• _Task description_
Scan the lines below for the string "with" and copy every one that has it.

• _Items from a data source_
━━━━━━━━━━

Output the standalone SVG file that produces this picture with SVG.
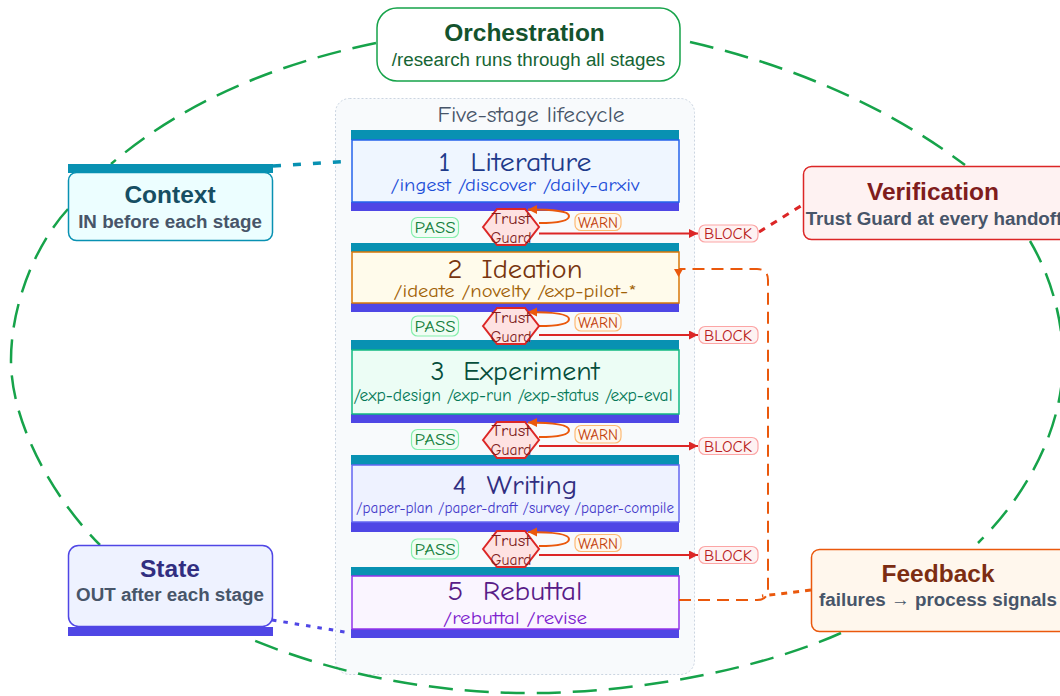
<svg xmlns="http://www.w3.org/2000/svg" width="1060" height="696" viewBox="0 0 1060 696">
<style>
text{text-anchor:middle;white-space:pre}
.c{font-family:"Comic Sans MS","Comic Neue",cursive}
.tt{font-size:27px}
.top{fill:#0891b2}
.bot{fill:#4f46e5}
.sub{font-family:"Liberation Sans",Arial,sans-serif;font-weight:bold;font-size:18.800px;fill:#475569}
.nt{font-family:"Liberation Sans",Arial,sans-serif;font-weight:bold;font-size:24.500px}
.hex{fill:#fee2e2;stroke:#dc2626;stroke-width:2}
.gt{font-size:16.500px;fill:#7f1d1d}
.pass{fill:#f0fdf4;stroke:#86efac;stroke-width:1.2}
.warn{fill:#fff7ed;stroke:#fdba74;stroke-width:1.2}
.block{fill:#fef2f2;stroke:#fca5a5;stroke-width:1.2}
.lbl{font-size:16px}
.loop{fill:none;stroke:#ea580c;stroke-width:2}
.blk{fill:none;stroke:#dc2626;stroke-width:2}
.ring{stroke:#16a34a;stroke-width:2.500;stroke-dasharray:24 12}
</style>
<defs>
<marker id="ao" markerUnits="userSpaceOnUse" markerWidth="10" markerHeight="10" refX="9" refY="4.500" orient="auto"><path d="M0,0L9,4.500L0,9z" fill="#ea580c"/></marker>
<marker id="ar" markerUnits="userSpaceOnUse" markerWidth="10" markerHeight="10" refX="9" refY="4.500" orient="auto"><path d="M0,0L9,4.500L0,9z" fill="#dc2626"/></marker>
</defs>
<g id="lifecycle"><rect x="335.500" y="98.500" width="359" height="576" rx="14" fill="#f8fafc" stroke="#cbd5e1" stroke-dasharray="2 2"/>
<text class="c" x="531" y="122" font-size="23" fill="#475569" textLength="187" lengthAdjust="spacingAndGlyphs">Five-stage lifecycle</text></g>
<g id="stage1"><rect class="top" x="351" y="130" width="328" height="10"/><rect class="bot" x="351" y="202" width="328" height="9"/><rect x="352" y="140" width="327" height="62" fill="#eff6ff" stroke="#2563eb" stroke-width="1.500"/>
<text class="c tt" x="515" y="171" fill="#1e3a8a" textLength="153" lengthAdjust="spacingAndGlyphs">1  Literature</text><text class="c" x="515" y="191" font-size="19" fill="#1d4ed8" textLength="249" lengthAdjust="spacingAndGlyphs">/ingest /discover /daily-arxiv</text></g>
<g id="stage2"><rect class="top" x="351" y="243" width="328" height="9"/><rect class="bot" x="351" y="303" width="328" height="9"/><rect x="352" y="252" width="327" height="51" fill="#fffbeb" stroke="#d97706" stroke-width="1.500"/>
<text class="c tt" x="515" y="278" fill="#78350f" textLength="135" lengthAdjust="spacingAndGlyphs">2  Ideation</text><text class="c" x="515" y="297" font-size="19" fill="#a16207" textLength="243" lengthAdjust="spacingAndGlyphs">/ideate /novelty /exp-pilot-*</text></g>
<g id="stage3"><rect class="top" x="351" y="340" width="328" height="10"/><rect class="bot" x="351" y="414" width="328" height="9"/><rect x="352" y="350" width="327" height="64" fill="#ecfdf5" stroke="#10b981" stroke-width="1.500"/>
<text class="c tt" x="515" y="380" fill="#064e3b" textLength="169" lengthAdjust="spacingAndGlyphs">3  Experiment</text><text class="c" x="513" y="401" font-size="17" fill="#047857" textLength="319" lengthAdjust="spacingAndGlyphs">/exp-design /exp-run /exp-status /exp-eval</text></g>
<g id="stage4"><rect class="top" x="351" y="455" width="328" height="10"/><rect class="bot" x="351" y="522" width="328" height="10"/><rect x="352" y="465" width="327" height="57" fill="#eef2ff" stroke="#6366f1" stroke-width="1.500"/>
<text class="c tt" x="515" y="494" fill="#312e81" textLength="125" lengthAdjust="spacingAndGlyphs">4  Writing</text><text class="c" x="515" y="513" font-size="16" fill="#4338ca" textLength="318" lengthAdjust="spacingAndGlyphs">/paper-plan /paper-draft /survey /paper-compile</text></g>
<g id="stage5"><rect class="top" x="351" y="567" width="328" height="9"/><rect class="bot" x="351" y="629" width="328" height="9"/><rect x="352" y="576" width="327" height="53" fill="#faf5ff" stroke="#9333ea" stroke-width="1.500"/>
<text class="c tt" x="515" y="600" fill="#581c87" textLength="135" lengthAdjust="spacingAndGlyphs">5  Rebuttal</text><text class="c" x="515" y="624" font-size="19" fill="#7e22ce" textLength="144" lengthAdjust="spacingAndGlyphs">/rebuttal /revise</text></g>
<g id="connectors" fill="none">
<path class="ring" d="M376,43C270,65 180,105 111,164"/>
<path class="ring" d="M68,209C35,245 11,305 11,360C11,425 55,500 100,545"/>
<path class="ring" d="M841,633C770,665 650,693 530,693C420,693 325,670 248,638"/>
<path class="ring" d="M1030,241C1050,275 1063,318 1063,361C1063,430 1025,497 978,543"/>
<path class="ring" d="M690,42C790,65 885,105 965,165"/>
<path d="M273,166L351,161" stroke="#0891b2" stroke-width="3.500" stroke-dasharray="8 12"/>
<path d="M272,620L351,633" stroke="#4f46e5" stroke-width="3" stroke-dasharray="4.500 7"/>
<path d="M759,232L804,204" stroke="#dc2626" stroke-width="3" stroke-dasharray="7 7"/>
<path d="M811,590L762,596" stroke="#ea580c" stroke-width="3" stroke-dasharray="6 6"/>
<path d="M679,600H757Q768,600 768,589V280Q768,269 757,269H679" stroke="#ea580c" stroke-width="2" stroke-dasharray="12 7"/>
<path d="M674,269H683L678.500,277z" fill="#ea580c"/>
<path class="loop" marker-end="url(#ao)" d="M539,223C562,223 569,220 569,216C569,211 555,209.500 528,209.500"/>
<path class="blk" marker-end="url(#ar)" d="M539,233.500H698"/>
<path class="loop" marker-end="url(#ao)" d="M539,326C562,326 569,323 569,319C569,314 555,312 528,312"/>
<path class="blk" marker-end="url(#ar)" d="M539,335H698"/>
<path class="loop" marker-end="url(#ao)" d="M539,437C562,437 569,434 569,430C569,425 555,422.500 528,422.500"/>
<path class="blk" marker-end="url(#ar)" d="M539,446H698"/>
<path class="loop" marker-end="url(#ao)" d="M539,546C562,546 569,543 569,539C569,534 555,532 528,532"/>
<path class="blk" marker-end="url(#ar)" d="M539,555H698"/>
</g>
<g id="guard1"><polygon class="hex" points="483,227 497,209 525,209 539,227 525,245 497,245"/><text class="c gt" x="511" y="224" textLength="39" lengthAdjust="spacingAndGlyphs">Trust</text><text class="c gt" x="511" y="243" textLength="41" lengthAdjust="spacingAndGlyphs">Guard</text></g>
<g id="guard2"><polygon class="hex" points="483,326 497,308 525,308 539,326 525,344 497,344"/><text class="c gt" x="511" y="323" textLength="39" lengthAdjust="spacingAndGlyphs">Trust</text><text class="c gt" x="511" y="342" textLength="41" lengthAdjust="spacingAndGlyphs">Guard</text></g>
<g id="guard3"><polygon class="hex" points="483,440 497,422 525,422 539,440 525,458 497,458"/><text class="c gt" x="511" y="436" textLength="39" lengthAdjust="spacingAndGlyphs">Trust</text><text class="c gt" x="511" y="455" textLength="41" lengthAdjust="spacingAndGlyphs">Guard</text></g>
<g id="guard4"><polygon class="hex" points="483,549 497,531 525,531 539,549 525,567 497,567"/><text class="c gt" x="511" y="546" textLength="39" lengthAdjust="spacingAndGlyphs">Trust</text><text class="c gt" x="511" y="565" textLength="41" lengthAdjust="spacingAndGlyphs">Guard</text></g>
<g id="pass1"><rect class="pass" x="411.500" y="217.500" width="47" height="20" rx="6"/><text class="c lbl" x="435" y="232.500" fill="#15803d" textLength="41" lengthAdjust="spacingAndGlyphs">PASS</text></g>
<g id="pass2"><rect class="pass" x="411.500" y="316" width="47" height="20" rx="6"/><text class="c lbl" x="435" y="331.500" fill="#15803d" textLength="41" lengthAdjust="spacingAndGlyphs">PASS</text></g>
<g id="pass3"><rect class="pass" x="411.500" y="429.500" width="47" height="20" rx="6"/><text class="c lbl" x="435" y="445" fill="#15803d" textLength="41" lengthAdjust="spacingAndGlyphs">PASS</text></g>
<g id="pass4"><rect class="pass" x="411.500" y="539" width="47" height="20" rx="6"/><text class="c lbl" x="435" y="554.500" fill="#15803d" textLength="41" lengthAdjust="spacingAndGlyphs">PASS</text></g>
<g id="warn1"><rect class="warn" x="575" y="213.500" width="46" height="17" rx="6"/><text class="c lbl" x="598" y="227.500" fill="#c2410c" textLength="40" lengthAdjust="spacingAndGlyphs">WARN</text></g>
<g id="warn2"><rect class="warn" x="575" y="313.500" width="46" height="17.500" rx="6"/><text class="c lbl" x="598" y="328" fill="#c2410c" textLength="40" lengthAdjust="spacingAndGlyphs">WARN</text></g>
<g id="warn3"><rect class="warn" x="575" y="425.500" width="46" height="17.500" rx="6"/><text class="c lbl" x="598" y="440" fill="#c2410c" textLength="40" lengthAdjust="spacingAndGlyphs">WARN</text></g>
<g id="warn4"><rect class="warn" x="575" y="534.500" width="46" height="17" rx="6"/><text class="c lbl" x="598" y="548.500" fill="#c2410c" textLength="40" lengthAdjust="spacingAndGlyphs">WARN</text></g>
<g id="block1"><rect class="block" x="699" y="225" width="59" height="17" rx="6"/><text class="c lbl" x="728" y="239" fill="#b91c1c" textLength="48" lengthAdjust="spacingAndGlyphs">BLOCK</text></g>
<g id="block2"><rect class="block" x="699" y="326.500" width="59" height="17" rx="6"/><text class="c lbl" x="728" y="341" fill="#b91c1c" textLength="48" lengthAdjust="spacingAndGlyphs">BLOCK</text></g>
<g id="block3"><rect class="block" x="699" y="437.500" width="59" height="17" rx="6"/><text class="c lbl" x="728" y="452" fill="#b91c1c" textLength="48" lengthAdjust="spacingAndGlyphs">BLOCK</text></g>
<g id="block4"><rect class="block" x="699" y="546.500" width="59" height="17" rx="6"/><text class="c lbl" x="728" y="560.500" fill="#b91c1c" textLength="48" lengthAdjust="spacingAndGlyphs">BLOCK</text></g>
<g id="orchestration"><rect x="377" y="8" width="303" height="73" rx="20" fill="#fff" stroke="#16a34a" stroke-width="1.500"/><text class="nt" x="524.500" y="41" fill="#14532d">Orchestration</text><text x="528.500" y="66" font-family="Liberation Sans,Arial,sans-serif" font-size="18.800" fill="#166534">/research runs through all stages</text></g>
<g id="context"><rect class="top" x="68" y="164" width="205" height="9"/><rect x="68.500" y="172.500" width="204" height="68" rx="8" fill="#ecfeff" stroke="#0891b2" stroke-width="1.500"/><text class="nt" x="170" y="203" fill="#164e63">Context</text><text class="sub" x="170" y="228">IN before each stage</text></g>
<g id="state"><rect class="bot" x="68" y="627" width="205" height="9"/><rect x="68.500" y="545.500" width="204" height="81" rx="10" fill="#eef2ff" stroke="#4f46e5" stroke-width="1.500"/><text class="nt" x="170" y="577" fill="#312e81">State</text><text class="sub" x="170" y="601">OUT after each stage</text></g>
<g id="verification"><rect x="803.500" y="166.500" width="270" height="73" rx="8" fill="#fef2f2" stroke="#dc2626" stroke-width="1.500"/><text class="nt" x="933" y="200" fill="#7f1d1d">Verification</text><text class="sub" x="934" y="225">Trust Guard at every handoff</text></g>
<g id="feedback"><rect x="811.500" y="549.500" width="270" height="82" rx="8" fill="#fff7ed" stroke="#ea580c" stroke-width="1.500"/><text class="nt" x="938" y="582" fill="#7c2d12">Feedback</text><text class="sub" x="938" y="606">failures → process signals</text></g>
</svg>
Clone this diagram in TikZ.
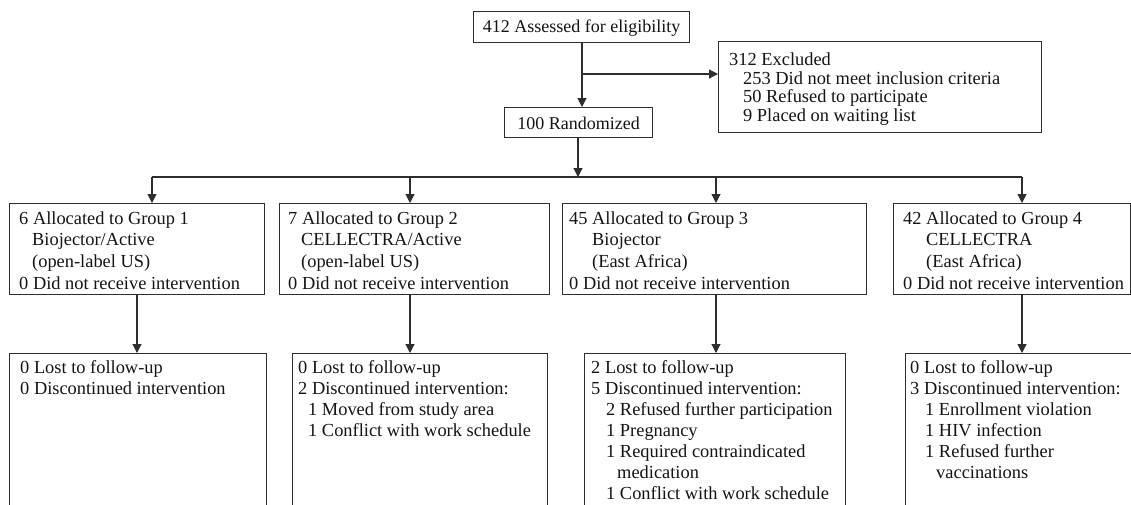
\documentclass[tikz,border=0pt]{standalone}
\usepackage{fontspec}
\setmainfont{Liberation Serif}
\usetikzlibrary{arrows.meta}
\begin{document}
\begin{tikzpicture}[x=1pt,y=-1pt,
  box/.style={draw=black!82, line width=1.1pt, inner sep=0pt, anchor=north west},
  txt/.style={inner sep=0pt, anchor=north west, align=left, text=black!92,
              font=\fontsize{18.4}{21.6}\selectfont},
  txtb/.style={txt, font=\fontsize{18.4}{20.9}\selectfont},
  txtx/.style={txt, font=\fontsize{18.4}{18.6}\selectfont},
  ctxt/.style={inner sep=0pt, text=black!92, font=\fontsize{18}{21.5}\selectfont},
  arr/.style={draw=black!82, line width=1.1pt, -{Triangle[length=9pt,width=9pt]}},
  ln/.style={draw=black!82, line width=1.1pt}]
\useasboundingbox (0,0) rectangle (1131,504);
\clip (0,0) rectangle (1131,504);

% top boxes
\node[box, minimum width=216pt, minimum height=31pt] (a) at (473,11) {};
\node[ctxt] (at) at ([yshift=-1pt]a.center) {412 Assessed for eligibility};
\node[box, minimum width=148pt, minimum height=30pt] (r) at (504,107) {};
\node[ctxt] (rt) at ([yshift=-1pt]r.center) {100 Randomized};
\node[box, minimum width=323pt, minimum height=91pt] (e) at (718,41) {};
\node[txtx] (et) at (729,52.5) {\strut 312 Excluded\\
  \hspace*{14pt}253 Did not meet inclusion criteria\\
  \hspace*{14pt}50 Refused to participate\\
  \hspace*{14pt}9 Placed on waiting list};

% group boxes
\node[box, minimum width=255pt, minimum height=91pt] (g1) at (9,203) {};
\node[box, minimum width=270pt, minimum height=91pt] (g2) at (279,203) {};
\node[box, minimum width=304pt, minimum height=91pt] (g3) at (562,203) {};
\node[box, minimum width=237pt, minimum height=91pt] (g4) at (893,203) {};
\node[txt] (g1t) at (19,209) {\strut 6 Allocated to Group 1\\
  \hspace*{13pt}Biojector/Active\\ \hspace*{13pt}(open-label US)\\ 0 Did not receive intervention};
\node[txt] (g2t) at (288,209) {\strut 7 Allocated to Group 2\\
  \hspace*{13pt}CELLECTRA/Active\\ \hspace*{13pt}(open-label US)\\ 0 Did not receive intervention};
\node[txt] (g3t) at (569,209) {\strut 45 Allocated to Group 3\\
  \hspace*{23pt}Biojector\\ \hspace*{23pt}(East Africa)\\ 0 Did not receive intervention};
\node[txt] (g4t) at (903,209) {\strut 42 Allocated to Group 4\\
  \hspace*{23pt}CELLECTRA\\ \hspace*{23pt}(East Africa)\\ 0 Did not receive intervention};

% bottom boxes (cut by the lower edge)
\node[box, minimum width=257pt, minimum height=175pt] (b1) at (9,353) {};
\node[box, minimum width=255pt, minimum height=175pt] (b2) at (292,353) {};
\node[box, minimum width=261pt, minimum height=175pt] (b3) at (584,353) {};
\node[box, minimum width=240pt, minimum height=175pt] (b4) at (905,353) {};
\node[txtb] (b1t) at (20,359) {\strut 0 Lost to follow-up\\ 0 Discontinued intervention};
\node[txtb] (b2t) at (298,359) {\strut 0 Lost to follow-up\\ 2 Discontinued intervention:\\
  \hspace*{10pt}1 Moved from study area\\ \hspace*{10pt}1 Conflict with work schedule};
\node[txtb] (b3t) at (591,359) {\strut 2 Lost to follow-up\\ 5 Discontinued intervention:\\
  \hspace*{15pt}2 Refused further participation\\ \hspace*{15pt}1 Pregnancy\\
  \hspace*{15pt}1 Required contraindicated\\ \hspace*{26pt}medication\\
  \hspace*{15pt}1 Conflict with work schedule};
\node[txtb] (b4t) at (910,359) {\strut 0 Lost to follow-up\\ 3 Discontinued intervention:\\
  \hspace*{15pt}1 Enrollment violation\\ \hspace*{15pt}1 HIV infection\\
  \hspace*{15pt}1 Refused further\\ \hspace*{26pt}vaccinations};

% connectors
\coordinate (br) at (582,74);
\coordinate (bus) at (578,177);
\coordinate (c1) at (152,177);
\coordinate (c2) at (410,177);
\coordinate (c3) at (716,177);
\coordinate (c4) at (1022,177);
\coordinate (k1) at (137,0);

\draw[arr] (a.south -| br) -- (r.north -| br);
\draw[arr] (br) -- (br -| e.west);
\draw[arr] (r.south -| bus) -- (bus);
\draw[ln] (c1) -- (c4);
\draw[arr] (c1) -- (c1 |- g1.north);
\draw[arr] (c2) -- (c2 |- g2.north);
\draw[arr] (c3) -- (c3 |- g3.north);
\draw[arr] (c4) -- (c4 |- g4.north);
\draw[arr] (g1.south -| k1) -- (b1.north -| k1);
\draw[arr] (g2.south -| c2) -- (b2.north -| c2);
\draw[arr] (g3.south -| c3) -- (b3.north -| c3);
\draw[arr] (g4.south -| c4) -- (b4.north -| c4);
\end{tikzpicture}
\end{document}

━━━━━━━━━━

• _Full answer_
Output the standalone SVG file that produces this picture with SVG.
  \hspace*{10pt}1 Moved from study area\\ \hspace*{10pt}1 Conflict with work schedule};
  \hspace*{15pt}1 Conflict with work schedule};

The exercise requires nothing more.